■ YOUR TASK
Within the entries below, please return exactly the lines from the one with "Generate a LaTeX" through the one with "arc[start angle=-71.8, end", leaving out any pictures.

───── INPUT MATERIAL ─────

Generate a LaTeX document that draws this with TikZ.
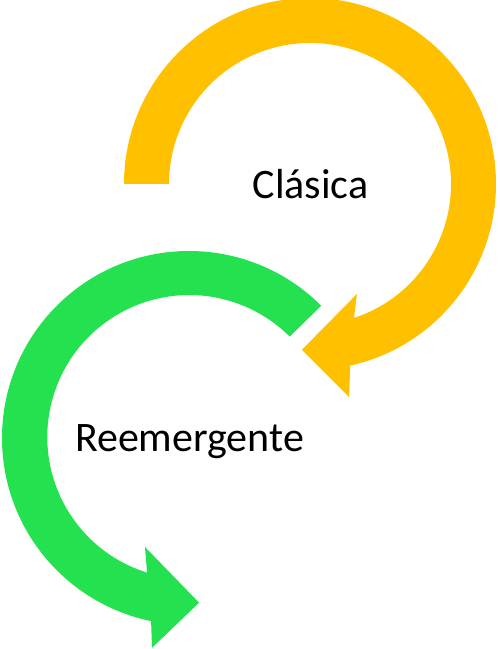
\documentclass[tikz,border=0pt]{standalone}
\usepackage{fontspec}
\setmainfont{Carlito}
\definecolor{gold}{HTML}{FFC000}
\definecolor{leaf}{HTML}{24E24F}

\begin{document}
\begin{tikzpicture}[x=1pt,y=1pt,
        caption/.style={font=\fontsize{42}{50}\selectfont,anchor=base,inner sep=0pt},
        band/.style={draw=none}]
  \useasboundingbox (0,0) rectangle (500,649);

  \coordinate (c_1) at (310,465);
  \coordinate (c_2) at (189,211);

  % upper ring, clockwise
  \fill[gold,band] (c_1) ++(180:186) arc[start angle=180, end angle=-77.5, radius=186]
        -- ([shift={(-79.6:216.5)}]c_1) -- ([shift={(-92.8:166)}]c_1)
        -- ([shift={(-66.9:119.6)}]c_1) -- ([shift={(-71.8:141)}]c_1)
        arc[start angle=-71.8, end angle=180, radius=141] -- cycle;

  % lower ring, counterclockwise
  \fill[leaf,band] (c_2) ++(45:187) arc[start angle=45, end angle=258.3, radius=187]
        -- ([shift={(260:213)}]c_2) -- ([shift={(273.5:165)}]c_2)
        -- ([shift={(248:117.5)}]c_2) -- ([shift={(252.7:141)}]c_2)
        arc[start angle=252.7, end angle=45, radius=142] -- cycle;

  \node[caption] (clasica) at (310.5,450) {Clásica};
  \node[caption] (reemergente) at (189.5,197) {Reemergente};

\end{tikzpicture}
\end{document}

─────
───── INPUT MATERIAL ─────

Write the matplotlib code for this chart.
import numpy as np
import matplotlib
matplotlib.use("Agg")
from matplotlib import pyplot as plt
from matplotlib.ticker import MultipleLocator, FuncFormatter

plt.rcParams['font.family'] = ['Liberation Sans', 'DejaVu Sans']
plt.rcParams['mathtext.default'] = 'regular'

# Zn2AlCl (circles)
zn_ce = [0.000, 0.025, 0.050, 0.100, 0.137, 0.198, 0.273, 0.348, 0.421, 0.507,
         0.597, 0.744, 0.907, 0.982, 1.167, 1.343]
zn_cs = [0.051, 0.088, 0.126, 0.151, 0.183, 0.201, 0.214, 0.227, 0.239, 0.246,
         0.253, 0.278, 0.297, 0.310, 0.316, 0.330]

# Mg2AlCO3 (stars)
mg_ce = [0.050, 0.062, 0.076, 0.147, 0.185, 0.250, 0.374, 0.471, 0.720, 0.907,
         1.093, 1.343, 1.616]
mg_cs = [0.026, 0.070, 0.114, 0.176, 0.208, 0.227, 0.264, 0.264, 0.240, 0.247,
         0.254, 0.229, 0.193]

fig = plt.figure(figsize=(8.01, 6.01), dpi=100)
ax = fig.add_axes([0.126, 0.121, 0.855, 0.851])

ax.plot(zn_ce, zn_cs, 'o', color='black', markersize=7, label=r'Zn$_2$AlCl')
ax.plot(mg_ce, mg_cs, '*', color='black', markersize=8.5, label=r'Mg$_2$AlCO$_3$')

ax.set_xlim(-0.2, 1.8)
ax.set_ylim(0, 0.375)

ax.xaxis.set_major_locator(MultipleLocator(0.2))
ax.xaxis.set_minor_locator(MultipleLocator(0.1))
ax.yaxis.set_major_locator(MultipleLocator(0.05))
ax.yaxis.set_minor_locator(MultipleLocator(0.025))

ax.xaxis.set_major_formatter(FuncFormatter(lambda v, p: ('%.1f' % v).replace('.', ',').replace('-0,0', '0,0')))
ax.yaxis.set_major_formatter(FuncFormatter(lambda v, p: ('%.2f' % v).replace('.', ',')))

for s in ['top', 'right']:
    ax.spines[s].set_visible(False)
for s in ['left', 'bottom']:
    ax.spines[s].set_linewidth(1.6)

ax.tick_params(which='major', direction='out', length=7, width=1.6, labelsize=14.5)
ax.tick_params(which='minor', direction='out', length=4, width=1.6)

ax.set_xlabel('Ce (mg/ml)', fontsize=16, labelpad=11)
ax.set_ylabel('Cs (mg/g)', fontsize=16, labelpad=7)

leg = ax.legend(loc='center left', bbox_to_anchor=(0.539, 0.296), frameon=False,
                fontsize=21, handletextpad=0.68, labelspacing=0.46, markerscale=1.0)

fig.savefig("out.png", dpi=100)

─────

■ RESPONSE FOR THIS EXERCISE
Generate a LaTeX document that draws this with TikZ.
\documentclass[tikz,border=0pt]{standalone}
\usepackage{fontspec}
\setmainfont{Carlito}
\definecolor{gold}{HTML}{FFC000}
\definecolor{leaf}{HTML}{24E24F}

\begin{document}
\begin{tikzpicture}[x=1pt,y=1pt,
        caption/.style={font=\fontsize{42}{50}\selectfont,anchor=base,inner sep=0pt},
        band/.style={draw=none}]
  \useasboundingbox (0,0) rectangle (500,649);

  \coordinate (c_1) at (310,465);
  \coordinate (c_2) at (189,211);

  % upper ring, clockwise
  \fill[gold,band] (c_1) ++(180:186) arc[start angle=180, end angle=-77.5, radius=186]
        -- ([shift={(-79.6:216.5)}]c_1) -- ([shift={(-92.8:166)}]c_1)
        -- ([shift={(-66.9:119.6)}]c_1) -- ([shift={(-71.8:141)}]c_1)
        arc[start angle=-71.8, end angle=180, radius=141] -- cycle;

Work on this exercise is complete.